If 12 Grand Slam participants tell me they can't tell the difference between a standard $100 and a $1000 high end tennis racket, I'm not going to delude myself into thinking that it's going to make any difference for me.

2 comments

> It's a mistake to apply vanilla statistical thinking here. The 12 participants [...] were extremely skewed towards enthusiasts/professionals

It is still undetermined if having 12 highly-skilled professionals in the experiment is enough to have a conclusive experiment.

Also, this subject is so difficult to get right that the authors of the article themselves hedged by saying that experiment "does not support watertight conclusions".

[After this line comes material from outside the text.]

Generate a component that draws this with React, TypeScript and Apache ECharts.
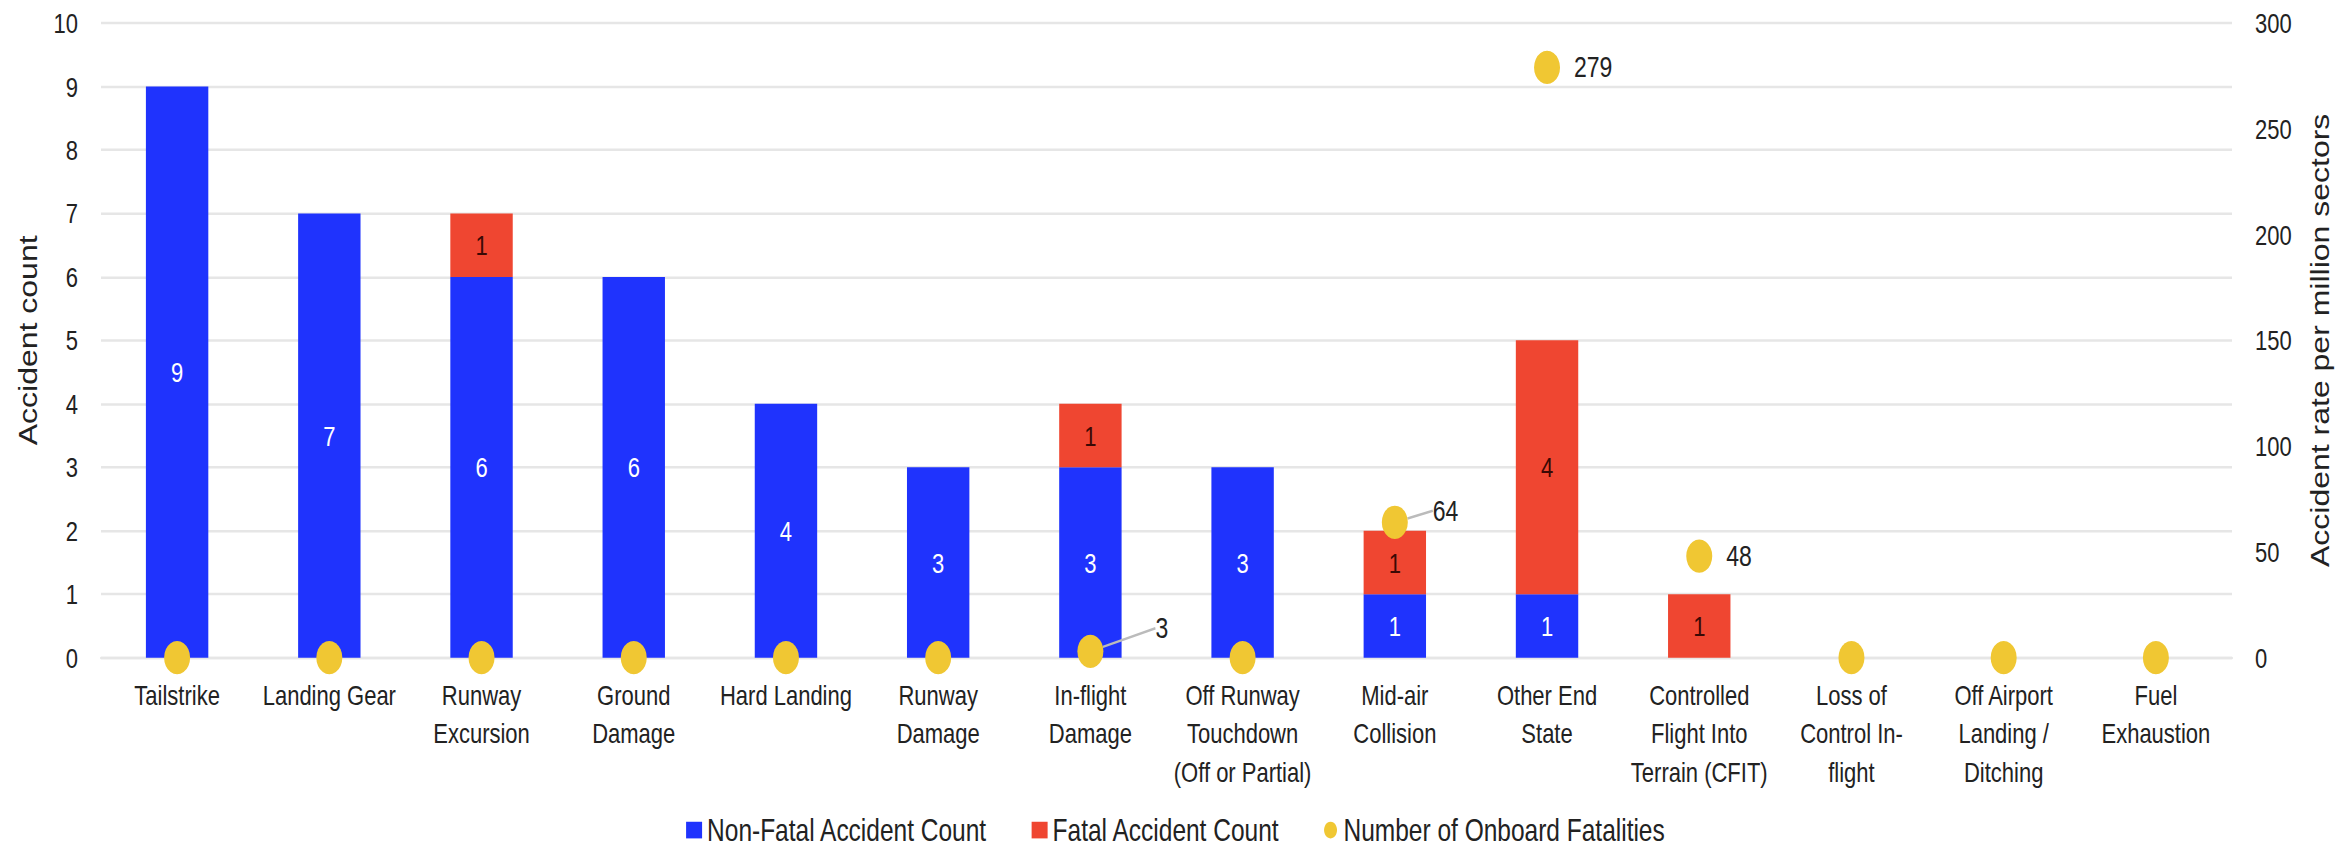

This magazine did a test with mp3 https://www.heise.de/ct/artikel/Kreuzverhoertest-287592.html

The only one who was significantly able to tell if something was mp3 encoded or not, was a guy with a hearing damage who loved punk music. In fact, mp3 was developed for persons with normal hearing. So it is well possible that he was able to tell differences where other people were unable to.

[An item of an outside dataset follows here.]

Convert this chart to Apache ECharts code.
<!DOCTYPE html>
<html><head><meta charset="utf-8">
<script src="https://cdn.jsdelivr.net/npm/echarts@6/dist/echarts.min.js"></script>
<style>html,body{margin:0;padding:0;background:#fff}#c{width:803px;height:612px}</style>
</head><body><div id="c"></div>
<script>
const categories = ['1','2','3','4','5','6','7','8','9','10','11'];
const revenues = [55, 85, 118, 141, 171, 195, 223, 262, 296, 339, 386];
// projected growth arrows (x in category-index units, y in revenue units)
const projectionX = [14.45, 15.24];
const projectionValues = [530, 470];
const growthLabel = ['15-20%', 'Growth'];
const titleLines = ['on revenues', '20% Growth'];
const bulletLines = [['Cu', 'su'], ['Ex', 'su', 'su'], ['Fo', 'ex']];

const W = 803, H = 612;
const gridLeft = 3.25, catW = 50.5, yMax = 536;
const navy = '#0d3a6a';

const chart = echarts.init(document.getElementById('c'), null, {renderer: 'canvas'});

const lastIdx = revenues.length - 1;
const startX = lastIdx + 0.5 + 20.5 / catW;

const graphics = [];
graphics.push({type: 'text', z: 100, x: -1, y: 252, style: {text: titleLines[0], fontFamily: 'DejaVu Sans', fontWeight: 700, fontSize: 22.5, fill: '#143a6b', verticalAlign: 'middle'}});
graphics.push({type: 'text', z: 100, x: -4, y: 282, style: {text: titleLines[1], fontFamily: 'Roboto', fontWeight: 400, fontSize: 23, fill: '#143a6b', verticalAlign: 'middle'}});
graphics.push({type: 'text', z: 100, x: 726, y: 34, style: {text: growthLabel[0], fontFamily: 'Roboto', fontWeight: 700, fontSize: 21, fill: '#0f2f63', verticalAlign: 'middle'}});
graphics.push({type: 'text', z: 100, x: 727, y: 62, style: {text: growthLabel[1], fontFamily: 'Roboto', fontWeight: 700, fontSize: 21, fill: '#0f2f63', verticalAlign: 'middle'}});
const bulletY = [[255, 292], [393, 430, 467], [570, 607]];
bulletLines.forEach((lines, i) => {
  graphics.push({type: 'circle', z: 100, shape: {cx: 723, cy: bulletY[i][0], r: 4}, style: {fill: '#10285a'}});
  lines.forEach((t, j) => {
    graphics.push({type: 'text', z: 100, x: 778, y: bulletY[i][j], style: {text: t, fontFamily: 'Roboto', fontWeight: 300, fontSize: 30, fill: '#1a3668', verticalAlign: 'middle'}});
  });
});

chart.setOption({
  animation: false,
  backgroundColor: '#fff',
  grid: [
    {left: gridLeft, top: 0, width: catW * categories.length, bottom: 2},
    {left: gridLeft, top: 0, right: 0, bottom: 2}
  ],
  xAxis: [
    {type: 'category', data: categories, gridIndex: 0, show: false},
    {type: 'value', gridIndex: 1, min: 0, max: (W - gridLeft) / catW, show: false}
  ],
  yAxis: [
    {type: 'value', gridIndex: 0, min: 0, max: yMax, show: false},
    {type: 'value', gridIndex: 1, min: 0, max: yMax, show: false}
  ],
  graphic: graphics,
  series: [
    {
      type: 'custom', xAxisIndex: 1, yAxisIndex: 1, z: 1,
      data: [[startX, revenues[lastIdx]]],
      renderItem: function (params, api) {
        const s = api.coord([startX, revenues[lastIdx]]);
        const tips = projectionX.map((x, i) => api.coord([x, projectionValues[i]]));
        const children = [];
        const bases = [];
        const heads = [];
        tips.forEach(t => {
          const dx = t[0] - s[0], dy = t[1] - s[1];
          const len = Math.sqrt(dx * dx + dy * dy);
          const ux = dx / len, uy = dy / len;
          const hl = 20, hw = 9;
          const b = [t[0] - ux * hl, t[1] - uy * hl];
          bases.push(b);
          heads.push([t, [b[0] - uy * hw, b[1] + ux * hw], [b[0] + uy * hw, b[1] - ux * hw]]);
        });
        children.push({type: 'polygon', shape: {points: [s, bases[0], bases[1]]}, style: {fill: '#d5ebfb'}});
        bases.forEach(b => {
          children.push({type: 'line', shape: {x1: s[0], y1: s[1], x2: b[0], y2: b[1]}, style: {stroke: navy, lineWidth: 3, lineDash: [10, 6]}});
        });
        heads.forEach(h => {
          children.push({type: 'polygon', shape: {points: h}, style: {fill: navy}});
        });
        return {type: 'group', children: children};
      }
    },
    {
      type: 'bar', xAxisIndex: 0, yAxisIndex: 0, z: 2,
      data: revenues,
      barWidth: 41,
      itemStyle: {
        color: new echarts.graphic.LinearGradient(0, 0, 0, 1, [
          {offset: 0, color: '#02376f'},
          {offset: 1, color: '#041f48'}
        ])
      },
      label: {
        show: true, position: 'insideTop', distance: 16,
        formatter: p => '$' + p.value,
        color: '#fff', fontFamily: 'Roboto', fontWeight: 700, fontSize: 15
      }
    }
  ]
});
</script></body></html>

Maybe the punk music had more to do with it. Sounds like the guy was keying off of subtleties of sonority and emotive quality which are a lot more fragile to digital processing.

It's quite easy to overprocess a digital audio file and wind up with something that is pristine as far as frequency response, but flat and 'pod people' like as far as emotive cues and intensity. Aliasing and cumulative losses to word length issues have a lot to do with it.

It's VERY easy to make digital stuff accurately represent frequencies like 2 Hz or 35kHz that our ears don't hear. It's a lot harder to make the digital stuff perform in the midrange when our perception can go, inconsistently and irregularly, waaaay beyond what we're used to thinking of as the limits.

I did some personal experiments back in the day when hard disks were expensive and found that the compression artefacts show up first in distorted guitars and cymbals, then brass instruments and everything else survives much lower bit rates. So that could explain why the punk rock fan hears the compression problems first.

By the way, the lossy compression algorithms don't try to produce exact frequency response but to leave out stuff that humans wouldn't hear anyway and compress the rest.

That's the original German version of the article which was translated in my hydrogenaudio link.